TASK DIRECTIONS –
Set down, exactly as written, the lines from the top of the data to the line that holds "const yUnit = '(\u00C5';", and omit the pictures.

#####

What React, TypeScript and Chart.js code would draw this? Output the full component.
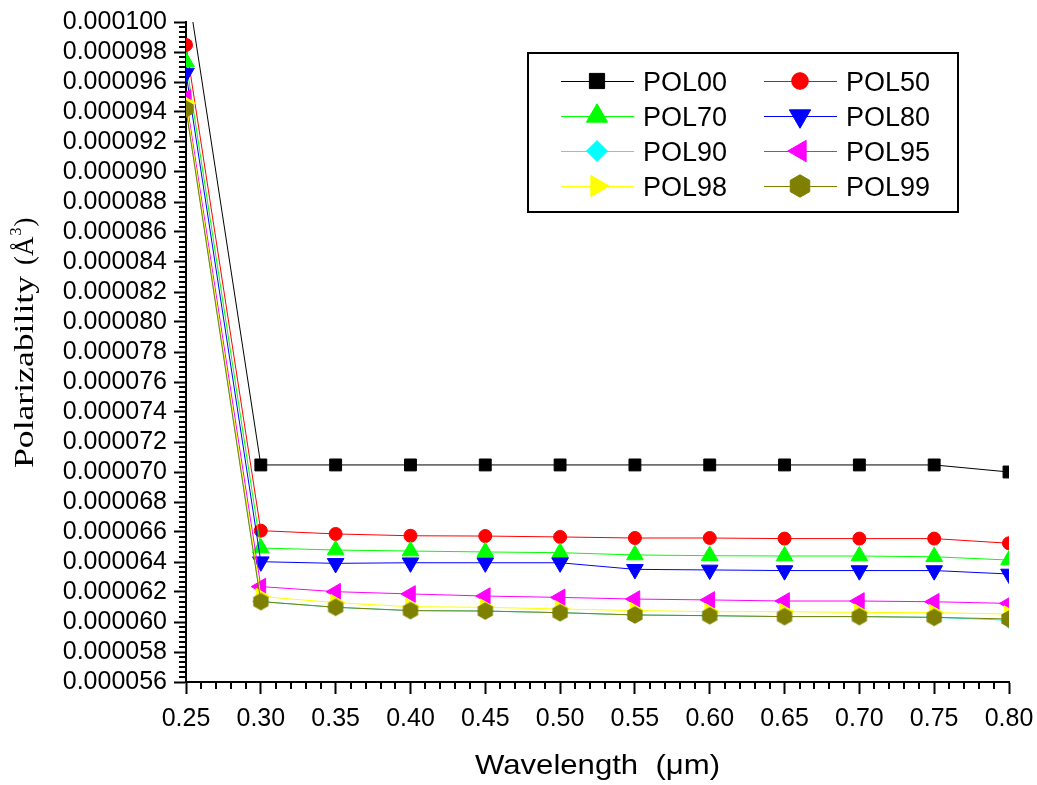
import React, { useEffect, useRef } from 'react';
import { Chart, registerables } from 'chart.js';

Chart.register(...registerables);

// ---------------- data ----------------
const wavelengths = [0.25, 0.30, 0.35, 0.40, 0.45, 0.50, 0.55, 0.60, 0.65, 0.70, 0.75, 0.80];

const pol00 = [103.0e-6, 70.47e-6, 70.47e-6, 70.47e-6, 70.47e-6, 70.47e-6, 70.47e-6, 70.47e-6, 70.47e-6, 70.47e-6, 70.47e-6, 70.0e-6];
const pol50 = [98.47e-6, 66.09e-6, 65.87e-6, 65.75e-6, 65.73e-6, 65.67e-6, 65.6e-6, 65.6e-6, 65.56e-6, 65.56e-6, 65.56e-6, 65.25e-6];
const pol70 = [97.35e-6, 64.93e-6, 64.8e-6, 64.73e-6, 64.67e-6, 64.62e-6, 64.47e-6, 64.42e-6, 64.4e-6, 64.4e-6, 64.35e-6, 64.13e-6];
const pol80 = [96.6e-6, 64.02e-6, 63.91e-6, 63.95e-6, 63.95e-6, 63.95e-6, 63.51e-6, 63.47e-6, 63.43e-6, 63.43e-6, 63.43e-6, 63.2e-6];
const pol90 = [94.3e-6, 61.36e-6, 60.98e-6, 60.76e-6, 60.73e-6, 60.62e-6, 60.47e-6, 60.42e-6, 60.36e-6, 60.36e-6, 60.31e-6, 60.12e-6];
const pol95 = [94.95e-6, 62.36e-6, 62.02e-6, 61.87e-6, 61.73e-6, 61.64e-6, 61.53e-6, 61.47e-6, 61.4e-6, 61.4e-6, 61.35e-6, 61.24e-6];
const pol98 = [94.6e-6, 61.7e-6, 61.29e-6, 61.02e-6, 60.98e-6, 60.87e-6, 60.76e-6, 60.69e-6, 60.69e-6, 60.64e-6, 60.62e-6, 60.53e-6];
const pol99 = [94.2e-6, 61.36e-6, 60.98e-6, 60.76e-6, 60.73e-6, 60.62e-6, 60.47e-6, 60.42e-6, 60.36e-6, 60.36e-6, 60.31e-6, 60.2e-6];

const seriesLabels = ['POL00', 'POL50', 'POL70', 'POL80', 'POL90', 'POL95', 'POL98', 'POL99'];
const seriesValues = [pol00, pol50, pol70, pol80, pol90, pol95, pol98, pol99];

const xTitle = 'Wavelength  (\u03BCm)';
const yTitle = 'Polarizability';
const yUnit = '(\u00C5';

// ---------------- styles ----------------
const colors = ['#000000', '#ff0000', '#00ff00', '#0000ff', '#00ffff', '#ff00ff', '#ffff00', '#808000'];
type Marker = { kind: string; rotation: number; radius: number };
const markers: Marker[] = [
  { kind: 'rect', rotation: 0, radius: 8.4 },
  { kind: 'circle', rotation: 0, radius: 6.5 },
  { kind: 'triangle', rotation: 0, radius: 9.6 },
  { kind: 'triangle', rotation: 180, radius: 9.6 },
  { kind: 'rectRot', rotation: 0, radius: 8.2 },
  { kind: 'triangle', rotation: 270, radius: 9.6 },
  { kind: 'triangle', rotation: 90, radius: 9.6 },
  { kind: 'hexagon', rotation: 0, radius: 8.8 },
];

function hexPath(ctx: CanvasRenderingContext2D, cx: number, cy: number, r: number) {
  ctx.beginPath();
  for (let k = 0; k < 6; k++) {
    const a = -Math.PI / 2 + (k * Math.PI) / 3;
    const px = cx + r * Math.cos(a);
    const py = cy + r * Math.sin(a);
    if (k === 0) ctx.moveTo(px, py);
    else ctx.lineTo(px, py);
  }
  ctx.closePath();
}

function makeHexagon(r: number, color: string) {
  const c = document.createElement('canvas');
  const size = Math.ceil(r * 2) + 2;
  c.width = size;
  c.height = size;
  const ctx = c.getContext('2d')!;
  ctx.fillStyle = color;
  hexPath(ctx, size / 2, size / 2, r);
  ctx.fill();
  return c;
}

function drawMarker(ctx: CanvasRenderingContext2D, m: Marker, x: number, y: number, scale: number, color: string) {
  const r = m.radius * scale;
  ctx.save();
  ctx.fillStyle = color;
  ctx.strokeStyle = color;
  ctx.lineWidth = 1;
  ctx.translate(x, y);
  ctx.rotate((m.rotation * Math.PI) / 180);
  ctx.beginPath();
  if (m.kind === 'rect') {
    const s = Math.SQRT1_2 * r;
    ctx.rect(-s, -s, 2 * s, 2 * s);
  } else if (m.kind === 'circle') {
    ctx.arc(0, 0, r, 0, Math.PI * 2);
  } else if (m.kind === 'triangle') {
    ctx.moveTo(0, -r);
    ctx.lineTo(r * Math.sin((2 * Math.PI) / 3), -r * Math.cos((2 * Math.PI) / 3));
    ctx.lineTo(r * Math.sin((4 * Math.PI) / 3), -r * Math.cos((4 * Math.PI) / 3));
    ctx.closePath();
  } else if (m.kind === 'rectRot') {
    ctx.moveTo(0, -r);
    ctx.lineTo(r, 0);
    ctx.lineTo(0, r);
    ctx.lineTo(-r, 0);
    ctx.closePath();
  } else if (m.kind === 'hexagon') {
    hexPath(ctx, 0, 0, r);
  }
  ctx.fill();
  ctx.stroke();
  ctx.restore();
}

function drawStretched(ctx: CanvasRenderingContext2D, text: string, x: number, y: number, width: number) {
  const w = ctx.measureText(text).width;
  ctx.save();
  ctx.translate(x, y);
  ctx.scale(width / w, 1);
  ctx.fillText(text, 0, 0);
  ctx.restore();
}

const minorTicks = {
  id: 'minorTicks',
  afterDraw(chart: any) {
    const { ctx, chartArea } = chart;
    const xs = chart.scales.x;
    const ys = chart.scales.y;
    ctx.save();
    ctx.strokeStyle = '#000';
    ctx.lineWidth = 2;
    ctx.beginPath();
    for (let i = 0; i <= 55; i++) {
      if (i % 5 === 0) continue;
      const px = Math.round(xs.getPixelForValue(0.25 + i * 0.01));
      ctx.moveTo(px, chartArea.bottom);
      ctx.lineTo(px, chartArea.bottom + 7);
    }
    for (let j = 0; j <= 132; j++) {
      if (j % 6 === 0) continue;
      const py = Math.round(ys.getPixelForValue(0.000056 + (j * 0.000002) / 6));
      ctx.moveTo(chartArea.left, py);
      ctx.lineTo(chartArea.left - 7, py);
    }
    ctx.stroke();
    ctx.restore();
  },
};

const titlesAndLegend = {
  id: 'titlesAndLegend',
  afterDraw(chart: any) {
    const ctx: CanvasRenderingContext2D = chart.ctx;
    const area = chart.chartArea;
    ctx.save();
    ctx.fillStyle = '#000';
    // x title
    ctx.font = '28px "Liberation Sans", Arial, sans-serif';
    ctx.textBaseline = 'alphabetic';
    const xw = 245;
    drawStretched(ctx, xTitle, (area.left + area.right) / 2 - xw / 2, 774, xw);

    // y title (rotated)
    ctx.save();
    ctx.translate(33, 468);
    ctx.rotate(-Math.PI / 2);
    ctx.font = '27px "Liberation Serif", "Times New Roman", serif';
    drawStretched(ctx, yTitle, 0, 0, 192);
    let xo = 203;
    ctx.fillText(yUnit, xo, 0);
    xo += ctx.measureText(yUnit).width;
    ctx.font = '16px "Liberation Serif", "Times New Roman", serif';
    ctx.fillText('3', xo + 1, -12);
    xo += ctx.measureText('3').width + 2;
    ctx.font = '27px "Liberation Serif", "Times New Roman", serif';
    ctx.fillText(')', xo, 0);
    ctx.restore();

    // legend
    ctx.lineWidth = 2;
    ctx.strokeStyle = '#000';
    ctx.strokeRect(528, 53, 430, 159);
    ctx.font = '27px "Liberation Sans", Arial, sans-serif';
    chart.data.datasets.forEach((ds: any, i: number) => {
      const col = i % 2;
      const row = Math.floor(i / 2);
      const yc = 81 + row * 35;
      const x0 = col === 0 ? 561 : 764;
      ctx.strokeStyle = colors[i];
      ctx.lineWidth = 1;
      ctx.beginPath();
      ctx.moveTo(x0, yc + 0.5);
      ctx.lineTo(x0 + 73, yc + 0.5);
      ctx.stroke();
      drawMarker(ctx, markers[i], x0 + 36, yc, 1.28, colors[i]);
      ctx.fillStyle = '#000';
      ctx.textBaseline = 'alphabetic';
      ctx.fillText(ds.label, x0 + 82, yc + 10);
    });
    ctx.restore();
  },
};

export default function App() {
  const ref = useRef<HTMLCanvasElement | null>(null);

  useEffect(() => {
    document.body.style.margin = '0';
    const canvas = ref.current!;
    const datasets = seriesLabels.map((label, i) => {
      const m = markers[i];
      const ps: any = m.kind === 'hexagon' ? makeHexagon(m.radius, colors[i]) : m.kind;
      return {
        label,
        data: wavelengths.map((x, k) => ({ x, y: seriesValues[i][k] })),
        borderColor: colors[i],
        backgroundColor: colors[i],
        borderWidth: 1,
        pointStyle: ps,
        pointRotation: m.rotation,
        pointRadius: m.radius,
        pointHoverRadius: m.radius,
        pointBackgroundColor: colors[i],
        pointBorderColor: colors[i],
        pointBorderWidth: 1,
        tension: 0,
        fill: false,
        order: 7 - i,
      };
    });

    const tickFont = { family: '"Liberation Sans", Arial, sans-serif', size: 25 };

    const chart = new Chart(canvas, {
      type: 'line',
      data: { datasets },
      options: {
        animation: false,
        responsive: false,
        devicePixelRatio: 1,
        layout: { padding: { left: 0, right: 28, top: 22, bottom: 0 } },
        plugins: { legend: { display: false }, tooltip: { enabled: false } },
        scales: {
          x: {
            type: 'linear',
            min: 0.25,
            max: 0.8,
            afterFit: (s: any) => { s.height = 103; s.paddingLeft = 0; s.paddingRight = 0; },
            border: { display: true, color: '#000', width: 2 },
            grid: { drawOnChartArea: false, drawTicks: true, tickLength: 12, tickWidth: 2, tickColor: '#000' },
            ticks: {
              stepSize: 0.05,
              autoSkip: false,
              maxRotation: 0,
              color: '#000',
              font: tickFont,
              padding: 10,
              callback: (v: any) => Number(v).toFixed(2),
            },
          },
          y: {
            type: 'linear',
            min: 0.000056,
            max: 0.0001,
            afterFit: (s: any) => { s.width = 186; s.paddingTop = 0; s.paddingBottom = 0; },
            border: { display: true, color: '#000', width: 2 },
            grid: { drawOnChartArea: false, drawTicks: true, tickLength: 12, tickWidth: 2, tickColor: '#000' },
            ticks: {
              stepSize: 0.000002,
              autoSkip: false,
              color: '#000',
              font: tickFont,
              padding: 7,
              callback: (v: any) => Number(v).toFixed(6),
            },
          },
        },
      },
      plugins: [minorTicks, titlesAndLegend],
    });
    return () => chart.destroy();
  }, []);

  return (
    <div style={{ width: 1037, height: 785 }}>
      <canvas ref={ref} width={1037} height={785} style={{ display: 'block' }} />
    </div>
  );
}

#####

FINISHED EXERCISE –
What React, TypeScript and Chart.js code would draw this? Output the full component.
import React, { useEffect, useRef } from 'react';
import { Chart, registerables } from 'chart.js';

Chart.register(...registerables);

// ---------------- data ----------------
const wavelengths = [0.25, 0.30, 0.35, 0.40, 0.45, 0.50, 0.55, 0.60, 0.65, 0.70, 0.75, 0.80];

const pol00 = [103.0e-6, 70.47e-6, 70.47e-6, 70.47e-6, 70.47e-6, 70.47e-6, 70.47e-6, 70.47e-6, 70.47e-6, 70.47e-6, 70.47e-6, 70.0e-6];
const pol50 = [98.47e-6, 66.09e-6, 65.87e-6, 65.75e-6, 65.73e-6, 65.67e-6, 65.6e-6, 65.6e-6, 65.56e-6, 65.56e-6, 65.56e-6, 65.25e-6];
const pol70 = [97.35e-6, 64.93e-6, 64.8e-6, 64.73e-6, 64.67e-6, 64.62e-6, 64.47e-6, 64.42e-6, 64.4e-6, 64.4e-6, 64.35e-6, 64.13e-6];
const pol80 = [96.6e-6, 64.02e-6, 63.91e-6, 63.95e-6, 63.95e-6, 63.95e-6, 63.51e-6, 63.47e-6, 63.43e-6, 63.43e-6, 63.43e-6, 63.2e-6];
const pol90 = [94.3e-6, 61.36e-6, 60.98e-6, 60.76e-6, 60.73e-6, 60.62e-6, 60.47e-6, 60.42e-6, 60.36e-6, 60.36e-6, 60.31e-6, 60.12e-6];
const pol95 = [94.95e-6, 62.36e-6, 62.02e-6, 61.87e-6, 61.73e-6, 61.64e-6, 61.53e-6, 61.47e-6, 61.4e-6, 61.4e-6, 61.35e-6, 61.24e-6];
const pol98 = [94.6e-6, 61.7e-6, 61.29e-6, 61.02e-6, 60.98e-6, 60.87e-6, 60.76e-6, 60.69e-6, 60.69e-6, 60.64e-6, 60.62e-6, 60.53e-6];
const pol99 = [94.2e-6, 61.36e-6, 60.98e-6, 60.76e-6, 60.73e-6, 60.62e-6, 60.47e-6, 60.42e-6, 60.36e-6, 60.36e-6, 60.31e-6, 60.2e-6];

const seriesLabels = ['POL00', 'POL50', 'POL70', 'POL80', 'POL90', 'POL95', 'POL98', 'POL99'];
const seriesValues = [pol00, pol50, pol70, pol80, pol90, pol95, pol98, pol99];

const xTitle = 'Wavelength  (\u03BCm)';
const yTitle = 'Polarizability';
const yUnit = '(\u00C5';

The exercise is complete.